WRITTEN TASK:
Return the lines exactly as they stand, from the first of the material through the line containing "const peakWalkTicks = [400, 500, 600, 700, 800, 900];".

RAW DATA:
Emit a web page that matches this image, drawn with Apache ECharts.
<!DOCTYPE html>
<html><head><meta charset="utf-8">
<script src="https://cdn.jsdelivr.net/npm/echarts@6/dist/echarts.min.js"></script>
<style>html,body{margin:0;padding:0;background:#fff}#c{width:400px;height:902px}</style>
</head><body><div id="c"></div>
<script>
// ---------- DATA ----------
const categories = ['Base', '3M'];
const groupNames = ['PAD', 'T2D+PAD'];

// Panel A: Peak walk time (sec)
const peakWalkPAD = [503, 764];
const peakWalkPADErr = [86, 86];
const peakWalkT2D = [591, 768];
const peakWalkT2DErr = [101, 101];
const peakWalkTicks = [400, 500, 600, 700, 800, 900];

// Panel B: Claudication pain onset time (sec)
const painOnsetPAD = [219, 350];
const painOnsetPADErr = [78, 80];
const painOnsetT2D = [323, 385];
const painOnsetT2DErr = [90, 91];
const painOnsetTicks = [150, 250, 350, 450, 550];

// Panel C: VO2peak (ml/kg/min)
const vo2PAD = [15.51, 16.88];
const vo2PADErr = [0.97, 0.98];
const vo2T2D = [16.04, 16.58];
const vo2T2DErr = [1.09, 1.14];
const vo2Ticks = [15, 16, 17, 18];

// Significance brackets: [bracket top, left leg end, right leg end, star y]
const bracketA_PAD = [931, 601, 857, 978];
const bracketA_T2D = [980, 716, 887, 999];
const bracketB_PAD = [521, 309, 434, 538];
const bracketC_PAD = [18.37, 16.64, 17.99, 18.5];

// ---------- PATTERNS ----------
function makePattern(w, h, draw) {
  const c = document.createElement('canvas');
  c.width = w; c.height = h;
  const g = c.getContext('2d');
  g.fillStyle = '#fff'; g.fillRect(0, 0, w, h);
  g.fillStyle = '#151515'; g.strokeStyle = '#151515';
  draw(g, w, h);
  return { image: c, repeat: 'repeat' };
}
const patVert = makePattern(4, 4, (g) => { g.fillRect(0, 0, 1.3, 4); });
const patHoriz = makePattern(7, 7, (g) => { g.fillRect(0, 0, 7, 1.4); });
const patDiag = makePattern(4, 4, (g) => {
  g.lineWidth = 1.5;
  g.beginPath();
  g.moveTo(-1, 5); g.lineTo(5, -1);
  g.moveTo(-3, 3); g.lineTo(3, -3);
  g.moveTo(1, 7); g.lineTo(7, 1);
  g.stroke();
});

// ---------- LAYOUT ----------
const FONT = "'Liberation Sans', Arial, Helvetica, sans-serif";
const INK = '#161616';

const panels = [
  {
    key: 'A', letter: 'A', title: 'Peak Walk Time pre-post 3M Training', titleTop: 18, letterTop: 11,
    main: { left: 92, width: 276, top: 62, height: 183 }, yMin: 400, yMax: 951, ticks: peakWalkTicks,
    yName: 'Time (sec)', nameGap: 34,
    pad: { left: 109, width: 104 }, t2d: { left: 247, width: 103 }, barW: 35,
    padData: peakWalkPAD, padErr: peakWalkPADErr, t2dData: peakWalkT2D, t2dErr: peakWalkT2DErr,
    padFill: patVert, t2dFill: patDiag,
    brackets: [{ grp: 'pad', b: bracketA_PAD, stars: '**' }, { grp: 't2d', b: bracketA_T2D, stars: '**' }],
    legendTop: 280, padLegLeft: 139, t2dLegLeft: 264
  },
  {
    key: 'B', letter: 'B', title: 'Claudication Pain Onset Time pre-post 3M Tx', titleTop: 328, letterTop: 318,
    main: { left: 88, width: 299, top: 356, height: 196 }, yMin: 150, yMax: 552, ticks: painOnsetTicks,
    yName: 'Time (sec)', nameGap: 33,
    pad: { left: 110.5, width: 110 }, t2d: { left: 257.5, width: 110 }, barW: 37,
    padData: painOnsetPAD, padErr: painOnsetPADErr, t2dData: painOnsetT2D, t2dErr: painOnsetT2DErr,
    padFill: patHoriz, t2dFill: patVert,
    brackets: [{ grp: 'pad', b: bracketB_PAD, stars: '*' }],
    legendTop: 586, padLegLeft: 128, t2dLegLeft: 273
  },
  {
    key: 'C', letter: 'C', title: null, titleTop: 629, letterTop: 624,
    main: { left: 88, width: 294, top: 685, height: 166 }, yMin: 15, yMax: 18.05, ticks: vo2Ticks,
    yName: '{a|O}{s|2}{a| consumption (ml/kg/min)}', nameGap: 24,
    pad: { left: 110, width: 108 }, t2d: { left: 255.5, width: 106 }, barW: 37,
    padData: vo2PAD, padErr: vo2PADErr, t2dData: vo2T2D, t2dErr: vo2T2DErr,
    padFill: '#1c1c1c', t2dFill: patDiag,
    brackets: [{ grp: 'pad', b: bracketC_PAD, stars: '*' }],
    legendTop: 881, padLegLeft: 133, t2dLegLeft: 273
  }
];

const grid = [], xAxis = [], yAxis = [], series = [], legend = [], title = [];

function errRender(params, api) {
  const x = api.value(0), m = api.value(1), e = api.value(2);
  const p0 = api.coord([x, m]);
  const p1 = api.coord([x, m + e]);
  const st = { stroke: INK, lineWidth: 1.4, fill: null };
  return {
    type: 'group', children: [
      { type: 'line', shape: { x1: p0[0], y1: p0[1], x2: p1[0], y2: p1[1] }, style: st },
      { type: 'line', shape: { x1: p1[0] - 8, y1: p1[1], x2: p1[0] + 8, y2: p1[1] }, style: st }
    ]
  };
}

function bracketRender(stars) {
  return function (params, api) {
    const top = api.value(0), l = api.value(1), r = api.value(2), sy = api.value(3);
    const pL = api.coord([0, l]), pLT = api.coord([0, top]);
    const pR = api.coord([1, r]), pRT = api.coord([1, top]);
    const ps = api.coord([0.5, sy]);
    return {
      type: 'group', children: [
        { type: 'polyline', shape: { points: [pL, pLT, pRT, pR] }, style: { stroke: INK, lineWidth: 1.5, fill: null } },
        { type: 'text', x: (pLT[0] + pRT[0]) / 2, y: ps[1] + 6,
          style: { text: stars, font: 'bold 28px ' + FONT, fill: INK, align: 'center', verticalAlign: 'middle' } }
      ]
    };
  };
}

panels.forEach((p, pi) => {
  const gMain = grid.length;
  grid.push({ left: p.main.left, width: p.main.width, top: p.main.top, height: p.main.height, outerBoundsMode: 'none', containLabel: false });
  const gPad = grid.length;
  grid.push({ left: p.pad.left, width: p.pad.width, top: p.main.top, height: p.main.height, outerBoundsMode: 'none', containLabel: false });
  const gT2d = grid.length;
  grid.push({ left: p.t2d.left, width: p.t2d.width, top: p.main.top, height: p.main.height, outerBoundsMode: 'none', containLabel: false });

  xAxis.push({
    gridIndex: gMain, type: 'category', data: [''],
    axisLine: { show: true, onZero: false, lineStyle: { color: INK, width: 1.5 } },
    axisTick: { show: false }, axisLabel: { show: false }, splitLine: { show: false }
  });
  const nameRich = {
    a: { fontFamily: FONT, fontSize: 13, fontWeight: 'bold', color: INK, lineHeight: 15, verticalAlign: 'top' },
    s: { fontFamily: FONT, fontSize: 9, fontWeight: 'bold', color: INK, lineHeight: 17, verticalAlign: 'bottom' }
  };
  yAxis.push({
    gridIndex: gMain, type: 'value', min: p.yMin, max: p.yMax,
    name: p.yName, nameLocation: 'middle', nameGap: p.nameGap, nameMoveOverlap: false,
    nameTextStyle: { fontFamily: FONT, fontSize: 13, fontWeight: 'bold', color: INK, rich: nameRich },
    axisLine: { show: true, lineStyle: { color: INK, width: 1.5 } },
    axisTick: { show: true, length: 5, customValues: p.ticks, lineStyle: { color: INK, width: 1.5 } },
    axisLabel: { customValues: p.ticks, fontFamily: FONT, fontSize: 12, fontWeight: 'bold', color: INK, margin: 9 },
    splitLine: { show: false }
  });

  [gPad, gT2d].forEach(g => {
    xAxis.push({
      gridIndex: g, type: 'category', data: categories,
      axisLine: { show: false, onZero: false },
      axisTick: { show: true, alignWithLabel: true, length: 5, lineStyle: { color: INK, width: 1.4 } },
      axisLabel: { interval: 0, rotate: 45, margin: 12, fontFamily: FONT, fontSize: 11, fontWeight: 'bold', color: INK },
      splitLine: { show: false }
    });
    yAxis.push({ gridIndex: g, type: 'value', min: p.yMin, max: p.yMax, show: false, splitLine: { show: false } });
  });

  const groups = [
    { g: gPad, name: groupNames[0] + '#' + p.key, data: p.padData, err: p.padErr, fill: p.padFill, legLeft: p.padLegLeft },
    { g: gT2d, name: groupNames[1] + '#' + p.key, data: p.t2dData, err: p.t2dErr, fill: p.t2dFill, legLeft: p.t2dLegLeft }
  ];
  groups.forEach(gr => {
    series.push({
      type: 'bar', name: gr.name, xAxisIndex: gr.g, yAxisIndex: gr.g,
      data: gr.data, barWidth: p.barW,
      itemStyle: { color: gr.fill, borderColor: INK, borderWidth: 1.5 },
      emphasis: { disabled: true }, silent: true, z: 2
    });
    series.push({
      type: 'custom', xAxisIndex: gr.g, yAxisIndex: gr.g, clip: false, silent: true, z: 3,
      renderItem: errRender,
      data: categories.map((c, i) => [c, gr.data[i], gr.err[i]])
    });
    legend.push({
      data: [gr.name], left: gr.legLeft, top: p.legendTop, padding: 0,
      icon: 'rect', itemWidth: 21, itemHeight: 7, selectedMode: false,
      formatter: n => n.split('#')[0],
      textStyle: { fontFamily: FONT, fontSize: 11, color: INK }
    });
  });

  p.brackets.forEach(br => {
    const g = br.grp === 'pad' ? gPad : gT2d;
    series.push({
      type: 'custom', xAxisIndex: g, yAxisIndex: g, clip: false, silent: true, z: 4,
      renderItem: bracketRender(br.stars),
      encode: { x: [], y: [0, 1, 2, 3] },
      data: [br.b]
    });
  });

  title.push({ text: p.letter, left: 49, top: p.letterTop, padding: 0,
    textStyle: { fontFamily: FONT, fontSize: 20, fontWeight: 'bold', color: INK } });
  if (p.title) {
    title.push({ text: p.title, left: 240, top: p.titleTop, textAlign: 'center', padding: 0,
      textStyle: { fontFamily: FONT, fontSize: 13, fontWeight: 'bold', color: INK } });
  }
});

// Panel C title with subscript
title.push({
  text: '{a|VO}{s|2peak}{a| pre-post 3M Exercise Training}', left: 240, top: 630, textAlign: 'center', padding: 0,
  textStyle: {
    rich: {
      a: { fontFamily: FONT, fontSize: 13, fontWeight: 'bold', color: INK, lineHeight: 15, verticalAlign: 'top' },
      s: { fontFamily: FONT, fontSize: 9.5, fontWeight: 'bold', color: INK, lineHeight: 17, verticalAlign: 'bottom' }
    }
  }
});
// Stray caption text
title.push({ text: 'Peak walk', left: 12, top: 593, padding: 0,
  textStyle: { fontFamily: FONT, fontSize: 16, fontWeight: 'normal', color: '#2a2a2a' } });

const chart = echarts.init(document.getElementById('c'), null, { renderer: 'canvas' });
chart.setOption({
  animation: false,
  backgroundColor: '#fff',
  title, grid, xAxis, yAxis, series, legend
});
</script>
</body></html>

COMPLETE RESPONSE:
Emit a web page that matches this image, drawn with Apache ECharts.
<!DOCTYPE html>
<html><head><meta charset="utf-8">
<script src="https://cdn.jsdelivr.net/npm/echarts@6/dist/echarts.min.js"></script>
<style>html,body{margin:0;padding:0;background:#fff}#c{width:400px;height:902px}</style>
</head><body><div id="c"></div>
<script>
// ---------- DATA ----------
const categories = ['Base', '3M'];
const groupNames = ['PAD', 'T2D+PAD'];

// Panel A: Peak walk time (sec)
const peakWalkPAD = [503, 764];
const peakWalkPADErr = [86, 86];
const peakWalkT2D = [591, 768];
const peakWalkT2DErr = [101, 101];
const peakWalkTicks = [400, 500, 600, 700, 800, 900];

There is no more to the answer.